SACO — When Tim Leary’s father took over the family business in the 1940s, it was one of 50-some farms in town that produced and sold milk.
When Leary graduated from college in 1981, there were 15 or so, he said.
For about the past decade, Leary Farm has been the only commercial dairy operation in Saco.
Then, on Friday, there was none.
A couple of hours after a cattle dealer took the last of Leary’s Holsteins, the final 1,400-pound shipment of milk funneled through a blue hose from a cooler inside the barn to a tanker truck that had backed down the dirt driveway on Flag Pond Road. Pepper, an Australian cattle dog, lapped up what had leaked and puddled on the concrete floor.
Leary said he’s known this day was coming for three years, since the cost of grain went through the roof and, instead of putting himself in debt, he cut down on the number of cows he had and diversified his business by growing vegetables.
That was when he made the decision to get out of the dairy business. Friday was just when it happened.
Still, he didn’t see it playing out like it did.
“I figured, at some point, I would just get sick of it,” he said of what he imagined would prompt him to sell his cows.
Instead, his hauler, who collects milk from a few other dairy farms in southern Maine, decided he’d drop the route at the end of this month because it wasn’t profitable.
Oakhurst, which buys Leary’s milk, tried looking for another hauler to pick up the route, but when no one jumped at the opportunity, Leary knew what he had to do.
“He said, ‘That’s it. I’m pulling the plug,’ ” his daughter, Alison Leary, said her father told her when she got to the farm Wednesday morning.

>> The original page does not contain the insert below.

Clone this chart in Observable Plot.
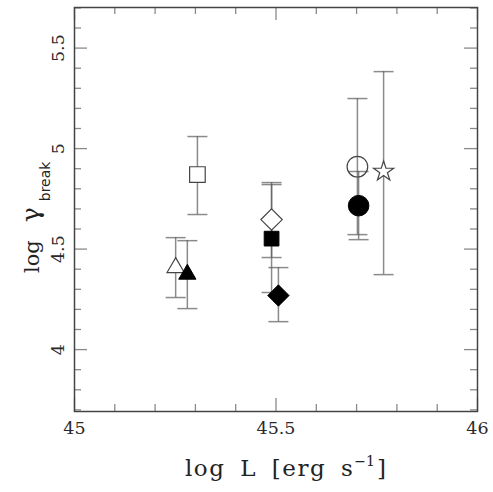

Right away, she made the call to a cattle dealer, who came to check out the cows that afternoon. The next day, 10 were taken away. The other 17 left Friday, all for resale to dairy operations.
The difficulty of finding haulers and a recent drop in the price farmers are getting for their milk are among the problems facing the struggling dairy industry in the state, where the number of dairy farms has fallen from 500 to 253 in the past decade.
Although the Learys closed their commercial operation, they held onto three milk cows, two calves and a yearling for themselves – Leary and his wife, their eight children, his parents and a grandson.
Aside from that, their focus is switching completely to vegetables – cabbage, cucumbers, squash, pumpkins and peppers.
“It’s less of an abrupt change than people think,” Leary said.
And it’s the type of adjustment that’s necessary to keep a farm running for generations.
It was a bad turn in the egg business that convinced his father to expand the farm’s dairy operation, he said.
“This is just a set of circumstances that occurred, and here we are,” Leary said before grabbing a bucket and heading out to pick peppers.